Germany will pay $50 billion into a European alternative energy investment program if the FT and Britain support an all-mighty independent European Financial Regulator that will be headed by the most prudent German we can find.

Oh, and Germany will pay his/her earnings. If only to not get accused to beggar its neighbors.

Posted by b on November 27, 2008 at 14:28 UTC | Permalink

Comments

Somehow b linked to subscription pieces ...

bug me not on how to read Financial Times pieces that are behind a pay-curtain:

1. Find headline on FT.com, copy & paste headline into google news, this will allow you to read full article

2. Click the link you want to read and you will get the FT pay-curtain page.
- now delete FT cookies (in Firefox: Tools, Options, Privacy, Show-Cookies, mark FT.com, Remove-Cookies)
- check the FT URL: delete everything behind the question mark, change "false.html" into "true.html"
- there you go ...

Posted by: | Nov 27 2008 14:37 utc | 1

Economics is a fiction. It's the emergent result of a class of human interactions, and it's all based on faith, and circumstance, and what a lot of individuals are carrying around in their heads.

Kinda like government...

Posted by: Uncle $cam | Nov 27 2008 17:20 utc | 2

That is the expectation of socialism. That those who have should pay for those who have not. There is an inherent unfairness to it, but in a world where the rich got that way on the backs of others, it might make some sense. But if its U.S. taxpayers paying for Citi bank, AIG, etc or German taxpayers funding a lavish lifestyle elsewhere in Europe, then not so much sense.

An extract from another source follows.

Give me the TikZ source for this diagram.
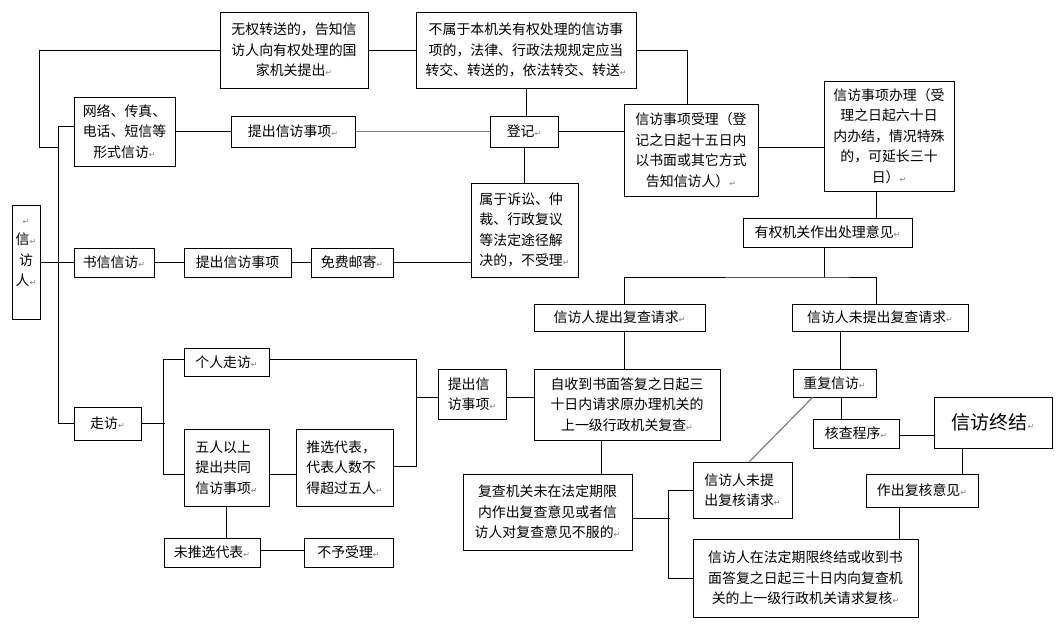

Bring bag the D-Mark I say. I think I still have a few coins from my old Tubingen days some 20 years ago. It would be fun to spend them now.

Posted by: Lysander | Nov 27 2008 17:36 utc | 3

But Germany does want to keep some things in the family:

Germany votes to keep VW Law


Posted by: ralphieboy | Nov 28 2008 11:20 utc | 4

That is the expectation of socialism. That those who have should pay for those who have not.

And I thought Ronald Reagan was dead. Silly me!

Posted by: micah pyre | Nov 28 2008 18:56 utc | 5

Speaking of Beggar thy Neighbour

1930s beggar-thy-neighbour fears as China devalues


The central bank has shifted the central peg of its dollar band twice this week in a calculated move that suggests Beijing aims to offset the precipitous slide in Chinese manufacturing by trying to gain further export share abroad.
[Snip]

Hans Redeker, currency head at BNP Paribas, said China's policy switch could set off a dangerous chain of events. "If they play this beggar-thy-neighbour game, it will cause a deflationary shock for the whole world," he said.

Posted by: Rick | Dec 8 2008 7:36 utc | 6

@Rick - that is a quite U.S. centric view. The yuan is bound to the dollar. The dollar rose quite a bit over the last half year. Thereby China lost competitiveness against Europe and its Asian neighbors (except Japan). If one measures the Yuan against a basket of currencies, the devaluation is justified and not beggar thy neighbor.

Posted by: b | Dec 8 2008 9:25 utc | 7

b, thanks, a good point I did not consider.
Although, looking at Table 8 here shows the U.S. is a good chunk of Chinese exports. And some of the other export nations like Hong Kong reship, or nations like Japan add value then ship to the U.S. And is there some domino effect for the world?

Posted by: Rick | Dec 8 2008 15:38 utc | 8

And is there some domino effect for the world?

There could be - a race to the bottom where every country tries to devalue its own currency to be more 'competitive'. But so far the Yuan revaluation was only small and there are hints that it was not to be meant as a change of course.

As it came a day before Paulson's visit to China. It was likely meant as a sign to him to stop pressing or else ...

Posted by: b | Dec 8 2008 16:31 utc | 9

@8 - Rick, I just checked the table you gave (2007):

China exports to the U.S.: $321.5 billion
China exports to the world: $1,218.0 billion

For China the U.S. is only one market - 25% of its total market - the U.S. centric view tends to forget that. The recent 15%-20% rise of the dollar (and the Yuan) really hurt Chinese exports to other markets.